La nature, les paysages : je kiffe. Je m’éclatte.

Ce qui me manque : la bouffe un peu, mais de moins en moins. Mes amis, ma ville et un peu de ma famille. Mes montagnes aussi.

Ce que j’aime : ma ville, Montréal en visite, la créativité, le fleuve, le Lac, la Gaspésie, le Nouveau-Brunswick, Les Chocolats Favoris, ma maison, ma blonde, le vieux Québec, la plage Jacques Cartier, l’Astral, Daniel Bélanger, Jean Leloup, Les Cowboys, Mes aïeux, les trois accords, les lacs et les rivières, la décontraction générale, les relations professionnelles moins guidées, et mille et une chose.
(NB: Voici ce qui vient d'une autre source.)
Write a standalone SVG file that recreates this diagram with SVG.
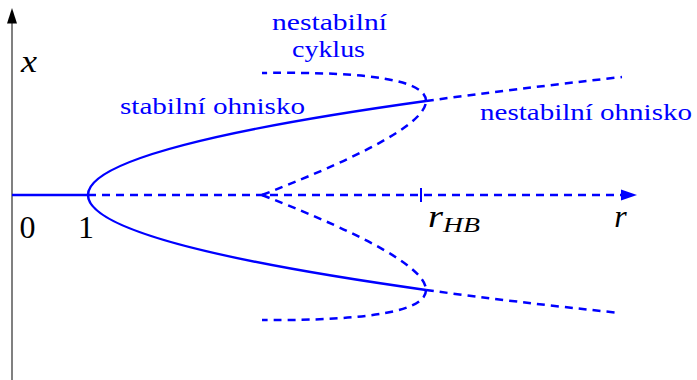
<svg xmlns="http://www.w3.org/2000/svg" width="697" height="380" viewBox="0 0 697 380">
<style>
.c{fill:none;stroke:#0000ff;stroke-width:2.5}
.d{fill:none;stroke:#0000ff;stroke-width:2.5;stroke-dasharray:8 6}
</style>
<rect width="697" height="380" fill="#fff"/>
<g id="axes">
<line x1="12" y1="380" x2="12" y2="20" stroke="#808080" stroke-width="2"/>
<polygon points="12,8 17,23.5 7,23.5" fill="#000"/>
<line x1="12" y1="195" x2="88" y2="195" class="c"/>
<line x1="88" y1="195" x2="622" y2="195" class="d"/>
<polygon points="637,195 621,189.5 621,200.5" fill="#0000ff"/>
<line x1="421" y1="188" x2="421" y2="202" stroke="#0000ff" stroke-width="2"/>
</g>
<g id="curves">
<path class="c" d="M426,101 Q88,148 88,195 Q88,242.5 426,290"/>
<path class="d" d="M426,101 Q514,89 622,77"/>
<path class="d" d="M426,290 Q514,302 620,313"/>
<path class="d" d="M426,101 Q426,70.5 262,73"/>
<path class="d" d="M262,195 Q426,131.5 426,101"/>
<path class="d" d="M426,290 Q426,321.25 262,320"/>
<path class="d" d="M262,195 Q426,258.75 426,290"/>
</g>
<g id="labels" font-family="Liberation Serif, serif">
<g fill="#0000ff" font-size="24">
<text x="272" y="30" textLength="115" lengthAdjust="spacingAndGlyphs">nestabilní</text>
<text x="292" y="56.5" textLength="73" lengthAdjust="spacingAndGlyphs">cyklus</text>
<text x="120" y="114" textLength="185" lengthAdjust="spacingAndGlyphs">stabilní ohnisko</text>
<text x="480" y="120" textLength="212" lengthAdjust="spacingAndGlyphs">nestabilní ohnisko</text>
</g>
<g fill="#000" font-size="32">
<text x="21" y="72" font-style="italic" textLength="16" lengthAdjust="spacingAndGlyphs">x</text>
<text x="27.5" y="238" text-anchor="middle">0</text>
<text x="86" y="238" text-anchor="middle">1</text>
<text x="620.5" y="226.5" font-style="italic" text-anchor="middle">r</text>
<text x="428" y="226.5" font-style="italic" textLength="15" lengthAdjust="spacingAndGlyphs">r</text>
<text x="443" y="232" font-style="italic" font-size="21" textLength="37" lengthAdjust="spacingAndGlyphs">HB</text>
</g>
</g>
</svg>
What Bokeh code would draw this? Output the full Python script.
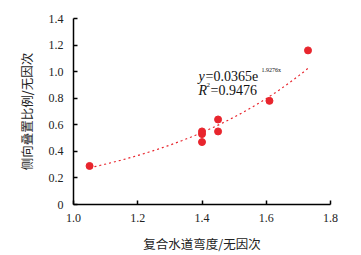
import numpy as np
from bokeh.plotting import figure
from bokeh.models import Range1d, Label, CustomJSTickFormatter, FixedTicker
from bokeh.embed import file_html
from bokeh.resources import INLINE

# data
sinuosity = [1.05, 1.40, 1.40, 1.40, 1.45, 1.45, 1.61, 1.73]
overlap = [0.29, 0.55, 0.53, 0.47, 0.64, 0.55, 0.78, 1.16]
fit_a = 0.0365
fit_b = 1.9276
x_ticks = [1.0, 1.2, 1.4, 1.6, 1.8]
y_ticks = [0, 0.2, 0.4, 0.6, 0.8, 1.0, 1.2, 1.4]

RED = "#e8252d"
p = figure(width=361, height=255, output_backend="svg", toolbar_location=None,
           x_range=Range1d(1.0, 1.8), y_range=Range1d(0, 1.4),
           min_border_left=73, min_border_right=31, min_border_top=18, min_border_bottom=50)
p.outline_line_color = None
p.grid.visible = False
p.background_fill_color = "white"
p.border_fill_color = "white"

# trend line
fx = np.linspace(min(sinuosity), max(sinuosity), 100)
fy = fit_a * np.exp(fit_b * fx)
p.line(fx, fy, line_color=RED, line_width=1.2, line_dash="2 3")
p.scatter(sinuosity, overlap, size=7, fill_color=RED, line_color=RED)

for ax in (p.xaxis[0], p.yaxis[0]):
    ax.axis_line_color = "black"
    ax.axis_line_width = 1.5
    ax.major_tick_in = 4
    ax.major_tick_out = 0
    ax.major_tick_line_width = 1.5
    ax.minor_tick_line_color = None
    ax.major_label_text_font = "Liberation Serif"
    ax.major_label_text_font_size = "12px"
    ax.major_label_text_color = "#222222"
    ax.axis_label_text_font = "Noto Sans CJK SC"
    ax.axis_label_text_font_size = "12.5px"
    ax.axis_label_text_font_style = "normal"
    ax.axis_label_text_color = "#222222"

p.xaxis.ticker = FixedTicker(ticks=x_ticks)
p.yaxis.ticker = FixedTicker(ticks=y_ticks)
p.xaxis.formatter = CustomJSTickFormatter(code="return tick.toFixed(1);")
p.yaxis.formatter = CustomJSTickFormatter(code="return tick == 0 ? '0' : tick.toFixed(1);")
p.xaxis.major_label_standoff = 9
p.yaxis.major_label_standoff = 10
p.xaxis.axis_label = "复合水道弯度/无因次"
p.yaxis.axis_label = "侧向叠置比例/无因次"
p.xaxis.axis_label_standoff = 9
p.yaxis.axis_label_standoff = 10

# positions in screen px relative to the plot frame (left=73, bottom=205)
def lab(x, y, t, size="14px", style="normal"):
    p.add_layout(Label(x=x, y=y, x_units="screen", y_units="screen", text=t,
                       text_font="Liberation Serif", text_font_size=size,
                       text_font_style=style, text_color="#111111",
                       text_baseline="alphabetic"))

lab(125, 128, "y", style="italic")
lab(132, 128, "=0.0365e")
lab(188, 135, "1.9276x", size="6px")
lab(125, 114, "R", style="italic")
lab(133, 120, "2", size="7px")
lab(137, 114, "=0.9476")

open("out.html", "w").write(file_html(p, INLINE))
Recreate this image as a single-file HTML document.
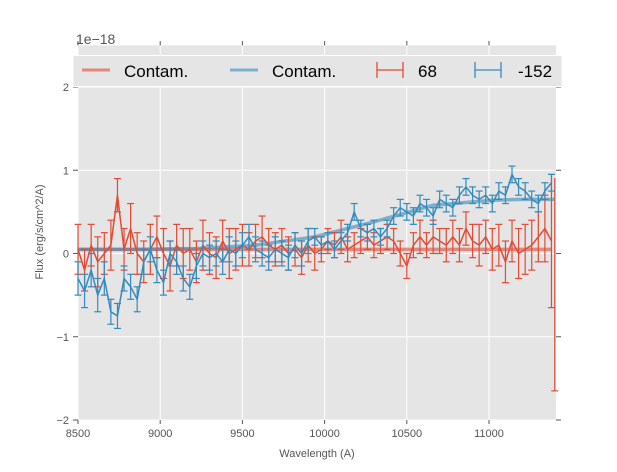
<!DOCTYPE html>
<html><head><meta charset="utf-8"><style>
body{margin:0;background:#fff;}
svg{font-family:"Liberation Sans",sans-serif;}
</style></head><body>
<svg id="chart" width="617" height="467" viewBox="0 0 617 467" xmlns="http://www.w3.org/2000/svg">
<rect x="78" y="45.4" width="478" height="374.6" fill="#e5e5e5"/>
<g id="grid"></g>
<g id="ticks"></g>
<g id="series"></g>
<text x="76" y="44" font-size="14" fill="#555">1e−18</text>
<text x="317" y="457" font-size="11" fill="#555" text-anchor="middle">Wavelength (A)</text>
<text transform="translate(43,232) rotate(-90)" font-size="11" fill="#555" text-anchor="middle">Flux (erg/s/cm^2/A)</text>
<g>
<rect x="73" y="55.5" width="489" height="31" fill="#e5e5e5" stroke="#fff" stroke-width="1"/>
<g><line x1="82" y1="70" x2="110" y2="70" stroke="#E24A33" stroke-opacity="0.6" stroke-width="3"/><text x="124" y="77" font-size="17" fill="#000">Contam.</text></g>
<g><line x1="230" y1="70" x2="258" y2="70" stroke="#348ABD" stroke-opacity="0.6" stroke-width="3"/><text x="272" y="77" font-size="17" fill="#000">Contam.</text></g>
<g stroke="#E24A33" stroke-width="1.3"><line x1="377" y1="70" x2="403" y2="70"/><line x1="377" y1="62" x2="377" y2="78"/><line x1="403" y1="62" x2="403" y2="78"/><text x="418" y="77" font-size="17" fill="#000" stroke="none">68</text></g>
<g stroke="#348ABD" stroke-width="1.3"><line x1="475" y1="70" x2="501" y2="70"/><line x1="475" y1="62" x2="475" y2="78"/><line x1="501" y1="62" x2="501" y2="78"/><text x="518" y="77" font-size="17" fill="#000" stroke="none">-152</text></g>
</g>
</svg>
<script>
const xTicks=[8500,9000,9500,10000,10500,11000];
const yTicks=[-2,-1,0,1,2];
const yTickLabels=["−2","−1","0","1","2"];
const wave0=8500, waveStep=40;
const redVals=[0.05,-0.2,0.1,-0.1,0.0,0.1,0.7,0.05,0.3,0.0,-0.1,0.05,0.2,0.0,-0.15,0.1,0.0,0.05,-0.1,0.1,0.0,-0.05,0.15,0.0,0.05,0.1,0.05,0.15,0.2,0.1,0.05,0.1,0.0,0.05,-0.05,0.1,0.0,0.05,0.15,0.1,0.2,0.05,0.1,0.15,0.2,0.1,0.15,0.2,0.15,0.0,-0.15,0.1,0.2,0.1,0.2,0.15,0.1,0.2,0.1,0.3,0.15,0.1,0.2,0.05,0.1,-0.1,0.15,0.0,0.05,0.1,0.2,0.3,0.15];
const redErr=[0.3,0.25,0.25,0.3,0.25,0.3,0.2,0.25,0.3,0.25,0.25,0.3,0.25,0.3,0.3,0.25,0.3,0.25,0.25,0.3,0.25,0.25,0.25,0.3,0.25,0.25,0.2,0.2,0.25,0.2,0.2,0.2,0.2,0.2,0.2,0.2,0.2,0.15,0.15,0.15,0.2,0.15,0.15,0.15,0.15,0.15,0.15,0.15,0.15,0.15,0.15,0.15,0.2,0.15,0.2,0.15,0.2,0.2,0.2,0.2,0.2,0.25,0.2,0.25,0.25,0.25,0.25,0.3,0.3,0.3,0.3,0.4,0.8];
const blueVals=[-0.3,-0.45,-0.2,-0.5,-0.3,-0.7,-0.75,-0.3,-0.4,-0.55,-0.1,0.05,-0.2,-0.35,0.0,-0.1,-0.3,-0.4,-0.15,0.0,-0.05,0.0,-0.1,0.05,0.0,0.1,0.2,0.05,0.0,-0.05,0.05,0.0,-0.05,0.1,0.0,0.15,0.2,0.1,0.15,0.05,0.15,0.25,0.5,0.3,0.25,0.3,0.2,0.3,0.45,0.55,0.5,0.45,0.6,0.55,0.45,0.65,0.6,0.55,0.7,0.8,0.7,0.65,0.7,0.6,0.75,0.7,0.95,0.8,0.75,0.65,0.6,0.75,0.85];
const blueErr=[0.2,0.2,0.2,0.2,0.2,0.15,0.15,0.15,0.15,0.15,0.15,0.15,0.15,0.15,0.15,0.15,0.15,0.15,0.15,0.15,0.15,0.15,0.15,0.15,0.15,0.15,0.15,0.15,0.15,0.15,0.15,0.15,0.15,0.15,0.15,0.15,0.1,0.1,0.1,0.1,0.1,0.1,0.1,0.1,0.1,0.1,0.1,0.1,0.1,0.1,0.1,0.1,0.1,0.1,0.1,0.1,0.1,0.1,0.1,0.1,0.1,0.1,0.1,0.1,0.1,0.1,0.1,0.1,0.1,0.1,0.1,0.1,0.1];
const contamRed=[0.05,0.05,0.05,0.05,0.05,0.05,0.05,0.05,0.05];
const contamBlue=[0.05,0.05,0.06,0.1,0.2,0.38,0.58,0.64,0.65,0.65];
const contamWaves=[8500,8860,9220,9580,9940,10300,10660,11020,11380];
const contamBlueWaves=[8500,8860,9220,9580,9940,10300,10660,11020,11200,11400];
const edgeWave=[11400];
const edgeVal=[0.0];
const edgeErr=[1.65];
const X=w=>78+(w-8500)*(411/2500);
const Y=v=>253.5-v*83.25;
const NS="http://www.w3.org/2000/svg";
function mk(tag,attrs,parent){const e=document.createElementNS(NS,tag);for(const k in attrs)e.setAttribute(k,attrs[k]);parent.appendChild(e);return e;}
const grid=document.getElementById('grid'),ticks=document.getElementById('ticks'),ser=document.getElementById('series');
xTicks.forEach(t=>{
 const l=mk('line',{x1:X(t),x2:X(t),y1:45.4,y2:420,stroke:'#fff','stroke-width':1},grid);
 
 
 mk('line',{x1:X(t),x2:X(t),y1:420,y2:424,stroke:'#555'},ticks);
 mk('line',{x1:X(t),x2:X(t),y1:41,y2:45.4,stroke:'#555'},ticks);
 const tx=mk('text',{x:X(t),y:437,'font-size':11,fill:'#555','text-anchor':'middle'},ticks);
 tx.textContent=t;
 
 
});
yTicks.forEach((t,i)=>{
 const l=mk('line',{x1:78,x2:556,y1:Y(t),y2:Y(t),stroke:'#fff','stroke-width':1},grid);
 
 
 mk('line',{x1:73,x2:78,y1:Y(t),y2:Y(t),stroke:'#555'},ticks);
 mk('line',{x1:556,x2:561,y1:Y(t),y2:Y(t),stroke:'#555'},ticks);
 const tx=mk('text',{x:69,y:Y(t)+4,'font-size':11,fill:'#555','text-anchor':'end'},ticks);
 tx.textContent=yTickLabels[i];
 
 
});
function contam(waves,vals,color,name){
 const p=mk('polyline',{points:vals.map((v,i)=>X(waves[i])+','+Y(v)).join(' '),fill:'none',stroke:color,'stroke-opacity':0.6,'stroke-width':3.5},ser);
 
 
}
function errs(vals,er,color,name){
 const g=mk('g',{stroke:color,'stroke-width':1.2,fill:'none'},ser);
 
 
 vals.forEach((v,i)=>{
  const x=X(wave0+i*waveStep);
  if(x>556.5)return;
  const a=Y(v+er[i]),b=Y(v-er[i]);
  mk('line',{x1:x,x2:x,y1:a,y2:b},g);
  mk('line',{x1:x-3.5,x2:x+3.5,y1:a,y2:a},g);
  mk('line',{x1:x-3.5,x2:x+3.5,y1:b,y2:b},g);
 });
 const pts=vals.map((v,i)=>[X(wave0+i*waveStep),Y(v)]).filter(p=>p[0]<=556.5);
 mk('polyline',{points:pts.map(p=>p.join(',')).join(' '),'stroke-width':1.5},g);
 return g;
}
contam(contamWaves,contamRed,'#E24A33','contam-red-line');
contam(contamBlueWaves,contamBlue,'#348ABD','contam-blue-line');
const rg=errs(redVals,redErr,'#E24A33','series-68');
edgeWave.forEach((w,i)=>{
 const x=Math.min(X(w),555.5);
 mk('line',{x1:x,x2:x,y1:Y(edgeVal[i]+edgeErr[i]*0.55),y2:Y(edgeVal[i]-edgeErr[i])},rg);
 mk('line',{x1:x-3.5,x2:x+3.5,y1:Y(edgeVal[i]-edgeErr[i]),y2:Y(edgeVal[i]-edgeErr[i])},rg);
});
errs(blueVals,blueErr,'#348ABD','series-minus-152');
</script>
</body></html>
Ce qui m’inquiète : voir vieillir ma mère loin d’ici.

En conclusion, Ma vie est ici et je ne pense plus rentrer. J’ai trouvé un équilibre ici que je ne pense pas que j’aurai été capable d’atteindre en France. Je n’ai jamais regretté mon choix. Mon projet de 5 ans s’est transformé en projet d’une vie.

Chaque immigration, chaque histoire est différente. Mais si je devais donner un conseil, c’est de faire preuve de curiosité et de savoir s’adapter. On est des invités avant de faire parti des meubles. Invité ça veut pas dire paillasson, mais on doit un minimum se plier aux règles de la maison.